The Mudcat Café TM
Thread #162192   Message #3858810
Posted By: treewind
04-Jun-17 - 08:36 AM
Thread Name: tune names - may I vent?
Subject: RE: tune names - may I vent?
I play in an English ceilidh band which also sometimes plays for what we call "Social Dance" in England. They really are not the same thing at all.

Ceilidh: At the gig, caller ask for polkas/reels or jigs, and how many bars. (+ the occasional hornpipe, waltz etc.) Band chooses tunes from its repertoire and plays, usually from memory.

Social dance: Caller contacts band weeks before the gig (hopefully) with a list of dances and tunes. Maybe sends PDF of tunes, maybe quotes numbers from the Barnes book or other reference. Band makes arrangements, rehearses and plays from music. In many cases only one tune will fit each dance (especially for Playford). Learning every tune would be a nightmare.

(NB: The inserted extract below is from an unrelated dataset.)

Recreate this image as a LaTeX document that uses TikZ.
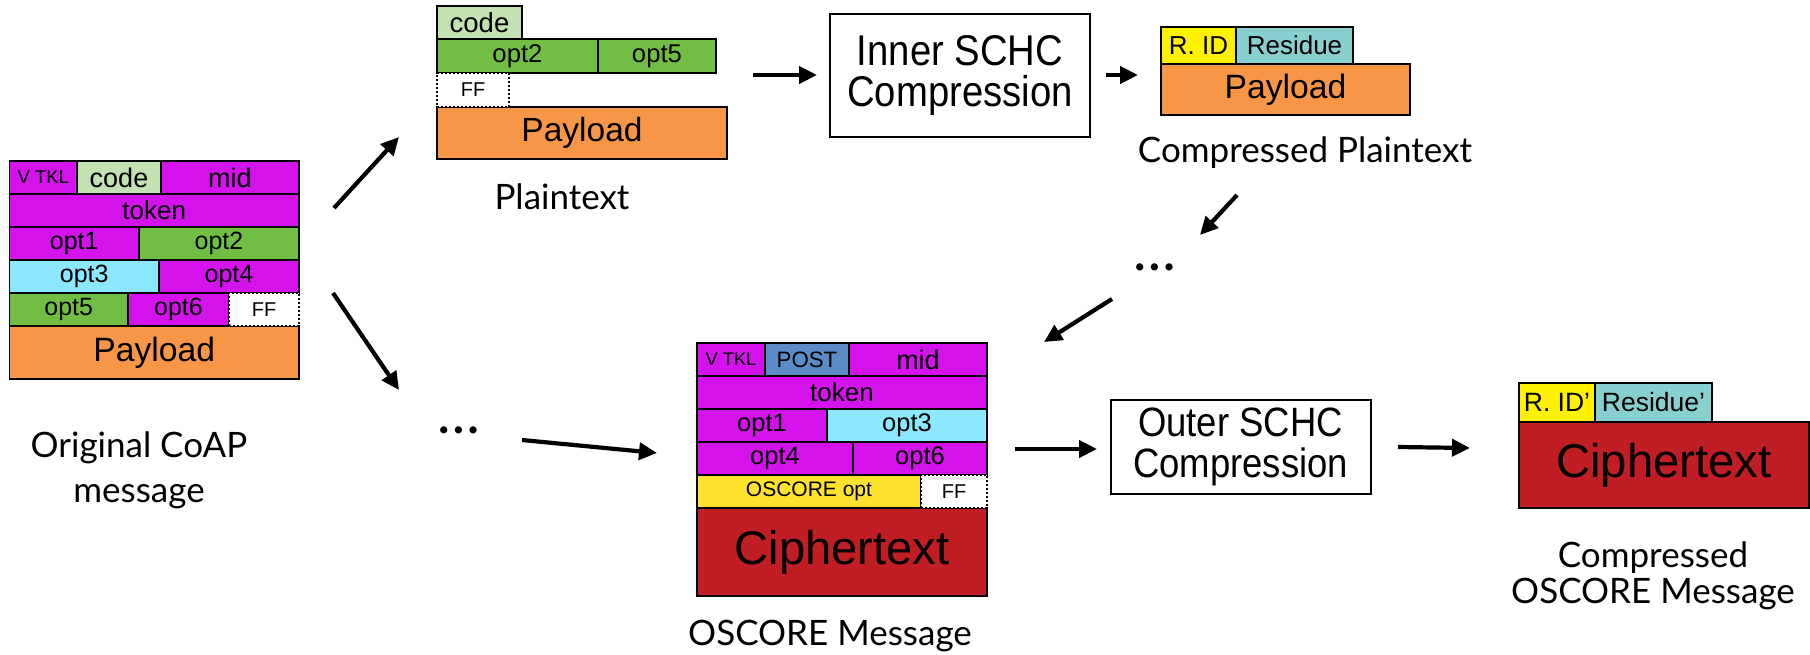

What we English call "social dance", the Americans call "English Country Dance". What we call "English Ceilidh" has no exact equivalent in the USA, but Contra is similar (and we also have contra over here). Judging from what happens at the Cambridge Contra Club, everything is either jigs or reels and picked at random from a book of tune sets ("jigs 17", "reels 5" etc.)

We played for social dance workshops at Chippenham Folk Festival this year. One of our callers who was doing a "Zesty Playford" workshop was deliberately vague about tunes ("any 32 bar tune", or "jigs at 115 bpm") but the others were very specific about tunes for dances. There was some confusion, typically because there are sometimes two tunes with the same name, but a flurry of emails resolved things well enough by the time we had to play.

Incidentally the two dance genres are so different we don't even play the same instruments for each, keeping fiddle and recorder/flute but swapping melodeon for cello and switching the keyboard from piano to harpsichord. The baroque ensemble lineup apparently went down very well with the dancers at Chippenham, who are used to having a piano accordion leading the band.